_REQUIREMENT:_ Return every line below as is, leaving out the pictures.

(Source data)

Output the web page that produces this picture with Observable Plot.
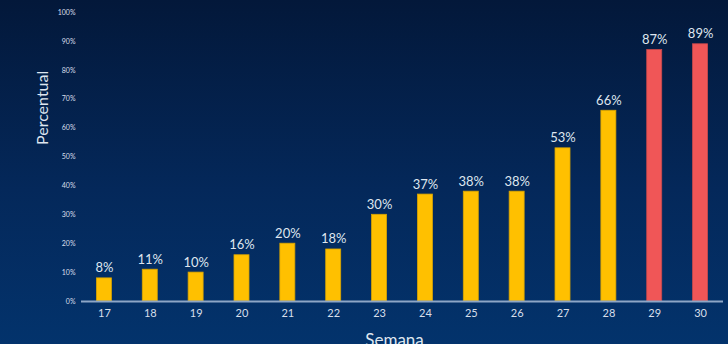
<!DOCTYPE html>
<html><head><meta charset="utf-8">
<script src="https://cdn.jsdelivr.net/npm/d3@7"></script>
<script src="https://cdn.jsdelivr.net/npm/@observablehq/plot@0.6"></script>
<style>
html,body{margin:0;padding:0;width:728px;height:344px;overflow:hidden;}
body{background:linear-gradient(to bottom,#03183a 0%,#04285a 55%,#03336c 100%);}
svg{display:block;}
</style></head>
<body>
<div id="chart"></div>
<script>
const weeks = ["17","18","19","20","21","22","23","24","25","26","27","28","29","30"];
const values = [0.08,0.11,0.10,0.16,0.20,0.18,0.30,0.37,0.38,0.38,0.53,0.66,0.87,0.89];
const highlight = ["29","30"];
const yTicks = [0,0.1,0.2,0.3,0.4,0.5,0.6,0.7,0.8,0.9,1.0];

const data = weeks.map((w,i)=>({week:w, value:values[i], hi: highlight.includes(w)}));
const font = "Lato, 'DejaVu Sans', sans-serif";

const chart = Plot.plot({
  width: 728, height: 344,
  marginLeft: 81, marginRight: 5, marginTop: 12, marginBottom: 43,
  style: {background: "transparent", fontFamily: font, color: "#d7dfea"},
  x: {domain: weeks, paddingInner: 0.673, paddingOuter: 0.336, round: false, label: null},
  y: {domain: [0,1], label: null},
  marks: [
    Plot.axisY({ticks: yTicks, tickFormat: d=>Math.round(d*100)+"%", tickSize: 0, tickPadding: 6, fontSize: 7, fill: "#d7dfea", label: null}),
    Plot.axisX({tickSize: 0, tickPadding: 8, fontSize: 11, fill: "#d7dfea", label: null}),
    Plot.barY(data, {x: "week", y: "value", fill: d=>d.hi ? "#f05657" : "#ffc000", stroke: d=>d.hi ? "#c94a4c" : "#d9a400", strokeWidth: 0.8}),
    Plot.ruleY([0], {stroke: "#8ea6c6", strokeWidth: 2}),
    Plot.text(data, {x: "week", y: "value", text: d=>Math.round(d.value*100)+"%", lineAnchor: "bottom", dy: -6, fontSize: 13, fill: "#dfe6ef"}),
    Plot.text(["Semana"], {frameAnchor: "bottom", dx: -8, dy: 39, lineAnchor: "middle", fontSize: 17, fill: "#dfe6ef"}),
    Plot.text(["Percentual"], {frameAnchor: "left", dx: -39, dy: -12, rotate: -90, fontSize: 16, fill: "#dfe6ef"})
  ]
});
document.getElementById("chart").appendChild(chart);
</script>
</body></html>
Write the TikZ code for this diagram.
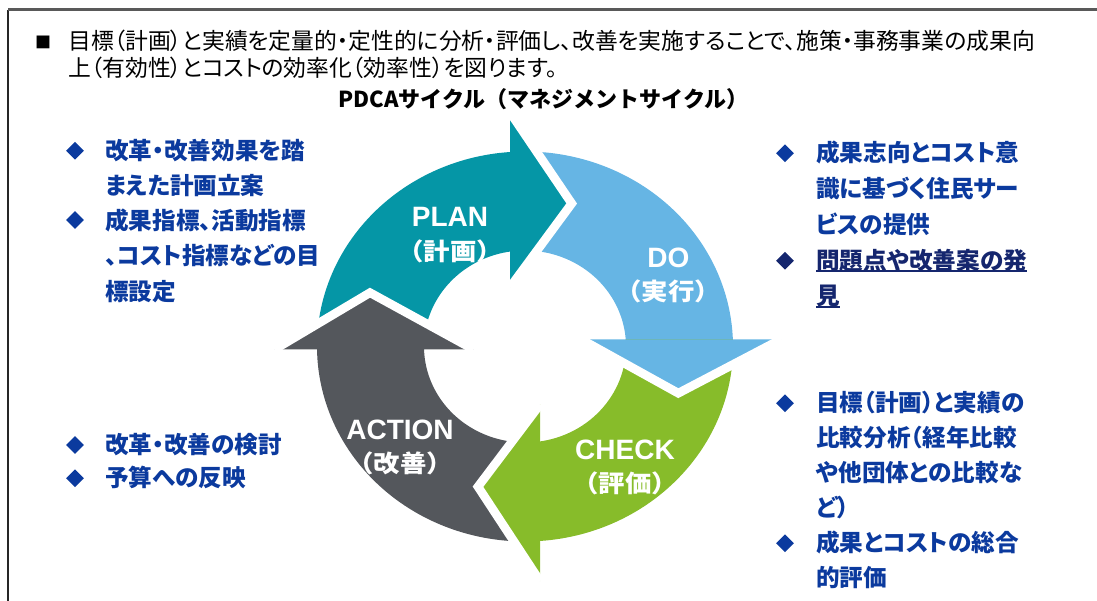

_RESULT:_
Output the web page that produces this picture with Observable Plot.
<!DOCTYPE html>
<html><head><meta charset="utf-8">
<script src="https://cdn.jsdelivr.net/npm/d3@7"></script>
<script src="https://cdn.jsdelivr.net/npm/@observablehq/plot@0.6"></script>
<style>
html,body{margin:0;padding:0;width:728px;height:344px;overflow:hidden;}
body{background:linear-gradient(to bottom,#03183a 0%,#04285a 55%,#03336c 100%);}
svg{display:block;}
</style></head>
<body>
<div id="chart"></div>
<script>
const weeks = ["17","18","19","20","21","22","23","24","25","26","27","28","29","30"];
const values = [0.08,0.11,0.10,0.16,0.20,0.18,0.30,0.37,0.38,0.38,0.53,0.66,0.87,0.89];
const highlight = ["29","30"];
const yTicks = [0,0.1,0.2,0.3,0.4,0.5,0.6,0.7,0.8,0.9,1.0];

const data = weeks.map((w,i)=>({week:w, value:values[i], hi: highlight.includes(w)}));
const font = "Lato, 'DejaVu Sans', sans-serif";

const chart = Plot.plot({
  width: 728, height: 344,
  marginLeft: 81, marginRight: 5, marginTop: 12, marginBottom: 43,
  style: {background: "transparent", fontFamily: font, color: "#d7dfea"},
  x: {domain: weeks, paddingInner: 0.673, paddingOuter: 0.336, round: false, label: null},
  y: {domain: [0,1], label: null},
  marks: [
    Plot.axisY({ticks: yTicks, tickFormat: d=>Math.round(d*100)+"%", tickSize: 0, tickPadding: 6, fontSize: 7, fill: "#d7dfea", label: null}),
    Plot.axisX({tickSize: 0, tickPadding: 8, fontSize: 11, fill: "#d7dfea", label: null}),
    Plot.barY(data, {x: "week", y: "value", fill: d=>d.hi ? "#f05657" : "#ffc000", stroke: d=>d.hi ? "#c94a4c" : "#d9a400", strokeWidth: 0.8}),
    Plot.ruleY([0], {stroke: "#8ea6c6", strokeWidth: 2}),
    Plot.text(data, {x: "week", y: "value", text: d=>Math.round(d.value*100)+"%", lineAnchor: "bottom", dy: -6, fontSize: 13, fill: "#dfe6ef"}),
    Plot.text(["Semana"], {frameAnchor: "bottom", dx: -8, dy: 39, lineAnchor: "middle", fontSize: 17, fill: "#dfe6ef"}),
    Plot.text(["Percentual"], {frameAnchor: "left", dx: -39, dy: -12, rotate: -90, fontSize: 16, fill: "#dfe6ef"})
  ]
});
document.getElementById("chart").appendChild(chart);
</script>
</body></html>
Write the TikZ code for this diagram.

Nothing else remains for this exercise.